"Don't need to be cured, need to be left alone,” says the description of the ‘Introvert Feels’ Instagram account, boasting more than 217k followers.
While it’s clear how many people enjoy browsing the memes shared by the account, it’s not as easy to determine how many people can relate to them or how many consider themselves to be introverts. But according to the lecturer and author of Quiet: The Power of Introverts in a World That Can't Stop Talking, Susan Cain, somewhere between a third and half of the population are introverts.
If you’re unsure what exactly makes someone an introvert, there is no one right answer. But, according to former clinical psychologist Dr. Leon F. Seltzer, one of the things that are characteristic of introverted people is that they keep many of their feelings to themselves, lacking the motivation to share that’s reflective of extroverts.
“They also tend to be much more introspective and emotionally more distant from others than are their personality counterparts,” he added in a recent interview with Bored Panda.
Talking about what determines whether a person is an introvert or an extrovert, Dr. Seltzer noted that it’s largely genetic and not something that the individual consciously chooses. “At times, however, environmental contingencies can ‘train’ a person not to trust others, and so become more introverted than their genes would have them be,” he said.
Like most things, introversion, too, is often misunderstood. Talking about things people often mistakenly consider to be introversion, Dr. Seltzer said that can be someone who is a shy extrovert, for example. “Though this is hardly common,” he added, saying that some extroverts are simply less "out there" than others.
“Moreover, a quiet person isn't necessarily an introvert. It's best to see things that are peculiarly human as existing on a continuum,” the expert said, providing another example of a common misconception.
Talking about introversion during her TED Talk, Cain pointed out that being an introvert doesn’t equal being shy, which is what some people tend to think.
“Shyness is about fear of social judgement, [while] introversion is more about how you respond to stimulation; including social stimulation,” she said. “So extraverts really crave large amounts of stimulation, whereas introverts feel at their most alive and their most switched on and their most capable when they’re in quieter, more low-key environments.”
Sometimes, due to the differences between introverts and extroverts, it can be difficult for the two groups to really understand each other and see where their counterparts are coming from.

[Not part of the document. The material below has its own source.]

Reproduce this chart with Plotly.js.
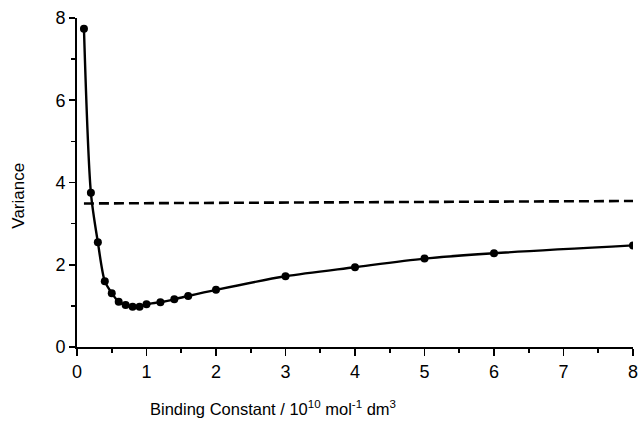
<!DOCTYPE html>
<html>
<head>
<meta charset="utf-8">
<script src="https://cdn.plot.ly/plotly-3.0.1.min.js"></script>
<style>html,body{margin:0;padding:0;background:#fff;}#chart{width:641px;height:421px;}</style>
</head>
<body>
<div id="chart"></div>
<script>
// Binding constant (10^10 mol^-1 dm^3) and variance
const bindingConstant = [0.1, 0.2, 0.3, 0.4, 0.5, 0.6, 0.7, 0.8, 0.9, 1.0, 1.2, 1.4, 1.6, 2, 3, 4, 5, 6, 8];
const variance = [7.74, 3.75, 2.55, 1.6, 1.31, 1.1, 1.02, 0.98, 0.98, 1.04, 1.09, 1.16, 1.24, 1.39, 1.72, 1.94, 2.15, 2.28, 2.47];
// Reference (dashed) level
const refX = [0.1, 8];
const refY = [3.49, 3.55];

const xTitle = 'Binding Constant / 10<sup>10</sup> mol<sup>-1</sup> dm<sup>3</sup>';
const yTitle = 'Variance';

const font = 'Liberation Sans, Arial, Helvetica, sans-serif';

const traces = [
  {
    x: refX, y: refY, mode: 'lines', type: 'scatter',
    line: {color: '#000', width: 2.6, dash: '10px,5px'},
    hoverinfo: 'skip', showlegend: false
  },
  {
    x: bindingConstant, y: variance, mode: 'lines+markers', type: 'scatter',
    line: {color: '#000', width: 2.4, shape: 'spline', smoothing: 0.8},
    marker: {color: '#000', size: 8, symbol: 'circle'},
    showlegend: false
  }
];

const layout = {
  width: 641, height: 421,
  margin: {l: 77, r: 8, t: 18, b: 74},
  paper_bgcolor: '#fff', plot_bgcolor: '#fff',
  font: {family: font, color: '#000', size: 18},
  showlegend: false,
  xaxis: {
    range: [0, 8], dtick: 1, tick0: 0,
    ticks: 'outside', ticklen: 7, tickwidth: 1.6, tickcolor: '#000',
    showline: true, linecolor: '#000', linewidth: 2, mirror: false,
    showgrid: false, zeroline: false,
    tickfont: {size: 18, family: font},
    minor: {dtick: 0.5, ticks: 'outside', ticklen: 4, tickwidth: 1.6, tickcolor: '#000', showgrid: false},
    fixedrange: true
  },
  yaxis: {
    range: [0, 8], dtick: 2, tick0: 0,
    ticks: 'outside', ticklen: 6, tickwidth: 1.6, tickcolor: '#000',
    showline: true, linecolor: '#000', linewidth: 2, mirror: false,
    showgrid: false, zeroline: false,
    tickfont: {size: 18, family: font},
    minor: {dtick: 1, ticks: 'outside', ticklen: 4, tickwidth: 1.6, tickcolor: '#000', showgrid: false},
    fixedrange: true
  },
  annotations: [
    {text: xTitle, xref: 'x', yref: 'paper', x: 2.82, y: 0, yanchor: 'top', xanchor: 'center',
     yshift: -49, showarrow: false, font: {size: 16.5, family: font, color: '#000'}},
    {text: yTitle, xref: 'paper', yref: 'paper', x: 0, y: 0.46, xanchor: 'center', yanchor: 'middle',
     xshift: -58, textangle: -90, showarrow: false, font: {size: 17, family: font, color: '#000'}}
  ]
};

Plotly.newPlot('chart', traces, layout, {displayModeBar: false, staticPlot: true});
</script>
</body>
</html>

But it’s important to at least try to.
“Understanding is only the first step. What's required beyond that is mutual respect and acceptance,” Dr. Seltzer told Bored Panda. “Humans and their perspectives are determined both by genetics and environment, and so it's essential that we move beyond the ‘blame game’ and appreciate that everyone's perspective has (subjective) validity. What ‘feels’ right to one person will feel wrong to another, and vice versa. But at our core, we're very much the same, and this is why reconciliation is seminal in resolving disagreement and reducing opposition.”
The expert continued to suggest that true understanding has to be emotional, not simply cognitive, if there is to be full acceptance of others' viewpoints that are different from one's own.
While some people love to say that opposites attract, they likely don’t mean extroverts and introverts, as Dr. Seltzer believes that it is much easier for introverted people to befriend likeminded individuals than it is their extroverted counterparts.
“The latter alternative makes little sense to me. It's much more challenging to befriend someone whose views differ significantly from yours. And the phrase ‘opposites attract’ is one that's used predominantly in a romantic context, and certainly isn't limited to the introversion/extroversion aspect of personality,” the expert said.